I've noticed that 'random' is deeply valued in entertainment lately. Novice improvisers introduce purposefully random elements to nearly every game and story in my improvisation workshops. A friend of mine who is an expert in generational trends has informed me that 'random' is one of the values of the Millennium Generation.

My gentle encouragement to be 'obvious' is falling on deaf ears. A story about a lost puppy suddenly has purple cheese all over the place. A scene with a marriage counselor incorporates random monkeys, and explosions... or explosions of monkeys... or exploding monkeys. A scene with people on an airplane is likely to incorporate a sudden outbursts of bunnies - or pie - raining from the sky.

Recently I had some success with a student. He is a very smart, fast young person that I love to work with. I'll call him Ivan. Ivan was GREAT at inventing sudden random elements. In one story we were co-creating - he turned the 'old woman' into a witch. That was fine with me... we followed that path. She was making a potion - the story called for a potion that would help the hero of the story - a little boy - find his way home. But Ivan was very creative and random - and made the potion good for turning people blue with polka dots. When I stopped the story - and asked him if making our lost little boy blue with polka dots was helpful to the story - he admitted that his first impulse was to do the obvious and have the potion help the boy find his way home... but, "That seemed to obvious and boring". Okay... I can see that... then I asked Ivan "Does a potion for making people blue with polka dots help the story?" and he GOT it! It was like a light turned on in his head. We backtracked and concluded our story with the little boy finding his way home. And from then on, the little boy always keeping a vial of the potion on hand.
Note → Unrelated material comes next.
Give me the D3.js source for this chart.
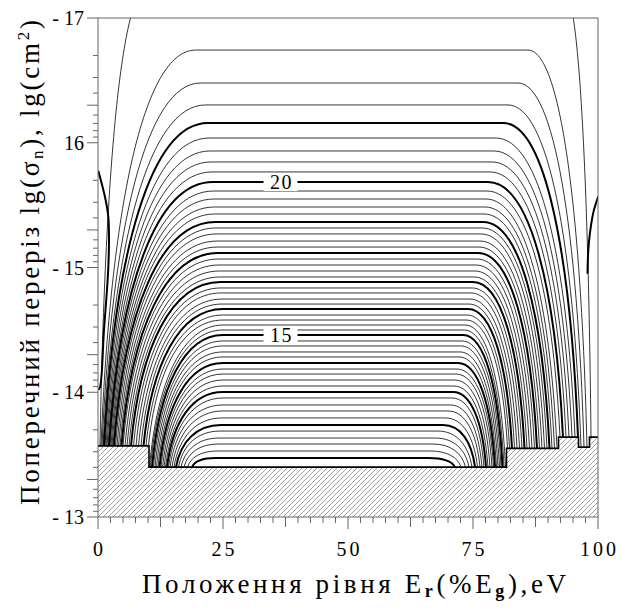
<!DOCTYPE html>
<html><head><meta charset="utf-8">
<script src="https://cdn.jsdelivr.net/npm/d3@7"></script>
<style>body{margin:0;background:#fff} text{font-family:"Liberation Serif","DejaVu Serif","Times New Roman",serif}</style>
</head><body><svg id="c" width="622" height="608"></svg>
<script>
// contour levels (bold = integer)
const levels = [11.0,11.2,11.4,11.6,11.8,12.0,12.2,12.4,12.6,12.8,13.0,13.2,13.4,13.6,13.8,14.0,14.2,14.4,14.6,14.8,15.0,15.2,15.4,15.6,15.8,16.0,16.2,16.4,16.6,16.8,17.0,17.2,17.4,17.6,17.8,18.0,18.2,18.4,18.6,18.8,19.0,19.2,19.4,19.6,19.8,20.0,20.2,20.4,20.6,20.8,21.0,21.2,21.4,21.6,21.8];
// lg(sigma) of the flat (middle) part of every contour
const flatY = [-13.473,-13.529,-13.585,-13.633,-13.689,-13.737,-13.794,-13.850,-13.898,-13.954,-14.002,-14.050,-14.098,-14.146,-14.186,-14.234,-14.283,-14.323,-14.371,-14.411,-14.459,-14.499,-14.539,-14.579,-14.619,-14.667,-14.707,-14.747,-14.796,-14.836,-14.884,-14.924,-14.972,-15.020,-15.068,-15.116,-15.164,-15.212,-15.269,-15.317,-15.365,-15.429,-15.485,-15.549,-15.613,-15.685,-15.766,-15.846,-15.934,-16.038,-16.158,-16.303,-16.479,-16.743,-17.25];
// where each contour meets the hatched boundary (left / right), %Eg
const leftFootX = [18.8,17.9,17.2,16.6,16.1,15.6,15.2,14.8,14.4,14.1,13.8,13.5,13.2,12.9,12.6,12.3,12.0,11.7,11.4,11.1,10.8,10.5,10.3,10.1,9.6,9.1,8.6,8.1,7.6,7.1,6.6,6.2,5.8,5.4,5.0,4.7,4.4,4.1,3.8,3.5,3.2,3.0,2.8,2.6,2.4,2.2,2.0,1.8,1.6,1.4,1.2,1.0,0.8,0.6,0.4];
const rightFootX = [71.4,72.6,73.5,74.2,74.8,75.4,75.9,76.4,76.8,77.2,77.6,78.0,78.4,78.8,79.1,79.4,79.7,80.0,80.3,80.6,80.9,81.2,81.5,81.9,82.3,82.8,83.3,83.8,84.3,84.8,85.3,85.8,86.3,86.8,87.3,87.8,88.3,88.8,89.3,89.8,90.3,90.8,91.3,91.8,92.4,93.0,93.6,94.2,94.8,95.4,96.0,96.6,97.2,97.8,98.6];
// where each contour becomes flat (left / right), %Eg
const leftKneeX = [23.5,23.8,24,24.2,24.4,24.6,24.8,25,25,25,25,25,25,25,25,25,25,25,25,25,25,25,25,25,25,25,24.8,24.8,24.6,24.6,24.5,24.4,24.3,24.2,24.1,24,23.9,23.8,23.7,23.6,23.5,23.4,23.3,23.2,23.1,23,22.8,22.6,22.4,22.2,22,21.5,20.5,19.5,10];
const rightKneeX = [66,66.5,67,67.5,68,69,69.5,70,70.5,70.8,71,71.2,71.4,71.6,71.8,72,72.2,72.4,72.6,72.8,73,73.2,73.4,73.6,73.8,74,74.2,74.4,74.6,74.8,75,75.2,75.4,75.6,75.8,76,76.2,76.4,76.6,76.8,77,77.2,77.4,77.6,77.8,78,78.4,78.8,79.2,79.6,81,82,84,86,93];
// hatched (forbidden) region top boundary
const hatchX = [0,10.2,10.2,81.7,81.7,92.1,92.1,96.1,96.1,98.3,98.3,100];
const hatchY = [-13.57,-13.57,-13.40,-13.40,-13.55,-13.55,-13.64,-13.64,-13.56,-13.56,-13.64,-13.64];
// bold edge contours
const leftEdgeX = [0.06,1.4,2.06,2.2,2.0,1.2,0.4,0.06];
const leftEdgeY = [-15.776,-15.565,-15.407,-15.22,-14.95,-14.5,-14.04,-14.02];
const rightEdgeX = [100.06,99.06,98.4,98.06,97.9];
const rightEdgeY = [-15.57,-15.44,-15.28,-15.14,-14.95];
const labeledLevels = [15,20];
const labelX = 36.5;
const xTicks = [0,25,50,75,100];
const yTicks = [-13,-14,-15,-16,-17];
const yTickLabels = ["- 13","- 14","- 15","16","- 17"];

const svg = d3.select("#c");
const x = d3.scaleLinear().domain([0,100]).range([98,598]);
const y = d3.scaleLinear().domain([-13,-17]).range([517,18]);

svg.append("defs").append("clipPath").attr("id","clip")
  .append("rect").attr("x",x(0)).attr("y",y(-17)).attr("width",x(100)-x(0)).attr("height",y(-13)-y(-17));
const pat = svg.select("defs").append("pattern").attr("id","hatch").attr("patternUnits","userSpaceOnUse")
  .attr("width",5).attr("height",5);
pat.append("path").attr("d","M-1,6 L6,-1 M-1,1 L1,-1 M4,6 L6,4").attr("stroke","#777").attr("stroke-width",0.7);

function hatchTop(xv){
  for(let i=0;i<hatchX.length-1;i++){
    if(xv>=hatchX[i] && xv<=hatchX[i+1] && hatchX[i]!==hatchX[i+1]) return hatchY[i];
  }
  return hatchY[hatchY.length-1];
}

const g = svg.append("g").attr("clip-path","url(#clip)");

// contours
const a=0.1,b=0.6,c=0.45;
levels.forEach((lv,i)=>{
  const xf=x(leftFootX[i]), yf=y(hatchTop(leftFootX[i]));
  const xk=x(leftKneeX[i]), yk=y(flatY[i]);
  const xr=x(rightFootX[i]), yr=y(hatchTop(rightFootX[i]));
  const xkr=x(rightKneeX[i]);
  const p=d3.path();
  p.moveTo(xf,yf);
  p.bezierCurveTo(xf+a*(xk-xf), yf-b*(yf-yk), xf+c*(xk-xf), yk, xk, yk);
  p.lineTo(xkr,yk);
  p.bezierCurveTo(xr-c*(xr-xkr), yk, xr-a*(xr-xkr), yr-b*(yr-yk), xr, yr);
  const bold = Math.abs(lv-Math.round(lv))<1e-6;
  g.append("path").attr("d",p.toString()).attr("fill","none")
    .attr("stroke","#000").attr("stroke-width",bold?2:0.8);
});

const edgeLine = d3.line().x(d=>x(d[0])).y(d=>y(d[1])).curve(d3.curveCatmullRom);
g.append("path").attr("d",edgeLine(d3.zip(leftEdgeX,leftEdgeY))).attr("fill","none").attr("stroke","#000").attr("stroke-width",2);
g.append("path").attr("d",edgeLine(d3.zip(rightEdgeX,rightEdgeY))).attr("fill","none").attr("stroke","#000").attr("stroke-width",2);

// hatched region
const area = d3.area().x(d=>x(d[0])).y0(y(-13)).y1(d=>y(d[1]));
g.append("path").attr("d",area(d3.zip(hatchX,hatchY))).attr("fill","#fff");
g.append("path").attr("d",area(d3.zip(hatchX,hatchY))).attr("fill","url(#hatch)");
g.append("path").attr("d",d3.line().x(d=>x(d[0])).y(d=>y(d[1]))(d3.zip(hatchX,hatchY)))
  .attr("fill","none").attr("stroke","#000").attr("stroke-width",1.6);

// contour labels
labeledLevels.forEach(lv=>{
  const i = levels.findIndex(v=>Math.abs(v-lv)<1e-6);
  const cx=x(labelX), cy=y(flatY[i]);
  svg.append("rect").attr("x",cx-17).attr("y",cy-9).attr("width",34).attr("height",18).attr("fill","#fff");
  svg.append("text").attr("x",cx+1).attr("y",cy+7).attr("text-anchor","middle")
    .attr("font-size",20).attr("letter-spacing",1.5).text(String(lv));
});

// frame
svg.append("rect").attr("x",x(0)).attr("y",y(-17)).attr("width",x(100)-x(0)).attr("height",y(-13)-y(-17))
  .attr("fill","none").attr("stroke","#666").attr("stroke-width",1);

// ticks
const ax = svg.append("g").attr("stroke","#666").attr("stroke-width",1);
yTicks.forEach(v=>{ ax.append("line").attr("x1",x(0)-11).attr("x2",x(0)).attr("y1",y(v)).attr("y2",y(v)); });
[-17,-16,-15,-14].forEach(d=>{
  d3.range(2,10).forEach(k=>{
    const v=d+Math.log10(k);
    ax.append("line").attr("x1",x(0)-(k===5?11:5)).attr("x2",x(0)).attr("y1",y(v)).attr("y2",y(v));
  });
});
d3.range(0,100.01,2.5).forEach(v=>{
  const len = (v%25===0)?12:((v%12.5===0)?10:6);
  ax.append("line").attr("x1",x(v)).attr("x2",x(v)).attr("y1",y(-13)).attr("y2",y(-13)+len);
});

// tick labels
yTicks.forEach((v,i)=>{
  svg.append("text").attr("x",x(0)-14).attr("y",y(v)+7).attr("text-anchor","end")
    .attr("font-size",20).text(yTickLabels[i]);
});
xTicks.forEach(v=>{
  svg.append("text").attr("x",x(v)+1.5).attr("y",556).attr("text-anchor","middle")
    .attr("font-size",20).attr("letter-spacing",3).text(String(v));
});

// axis titles
const xt = svg.append("text").attr("x",142).attr("y",593).attr("font-size",27)
  .attr("textLength",424).attr("lengthAdjust","spacing");
xt.append("tspan").text("Положення рівня E");
xt.append("tspan").attr("font-size",18).attr("font-weight","bold").attr("dy",4).text("r");
xt.append("tspan").attr("dy",-4).text("(%E");
xt.append("tspan").attr("font-size",18).attr("font-weight","bold").attr("dy",4).text("g");
xt.append("tspan").attr("dy",-4).text("),eV");

const yt = svg.append("text").attr("transform","translate(39,505) rotate(-90)").attr("font-size",27)
  .attr("textLength",485).attr("lengthAdjust","spacing");
yt.append("tspan").text("Поперечний переріз lg(σ");
yt.append("tspan").attr("font-size",17).attr("dy",4).text("n");
yt.append("tspan").attr("dy",-4).text("), lg(cm");
yt.append("tspan").attr("font-size",17).attr("dy",-10).text("2");
yt.append("tspan").attr("dy",10).text(")");
</script>
</body></html>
Later we talked about the impulse to be random. Random elements can make us laugh - it is true. When Improv is working - it is full of random elements. The process of co-creation leads spontaneous 'Random'. I love random when it happens accidentally... but when random elements are pushed into scene after scene after scene - we end up with lots of improv that all seems the same; a mess of ideas.






1 comment:

  1. I also have noticed how much originality and randomness are valued in recent decades. In America we’re raised to believe that thinking “outside the box” is better that staying “inside the box.”

    And when a story is being written by an individual or a group with clear leadership, I think that a random or original idea can be turned into something unexpectedly relevant (usually because it turns out to be not so random to the individual that offered it).

    But in an improv scene where creative control is shared, the opposite may be true. Because in improv, you start “outside the box” – there is no box – and to make a story you create the box with others and at least try to stay inside of it.

    So rather than being enemies to creativity, concepts like “genre,” “archetype” and even “cliché” become useful, because they provide a target that several different imaginations can shoot for without blowing the story apart with random elements.

    I think it’s shared control that turns this value on its head, in improv anyway.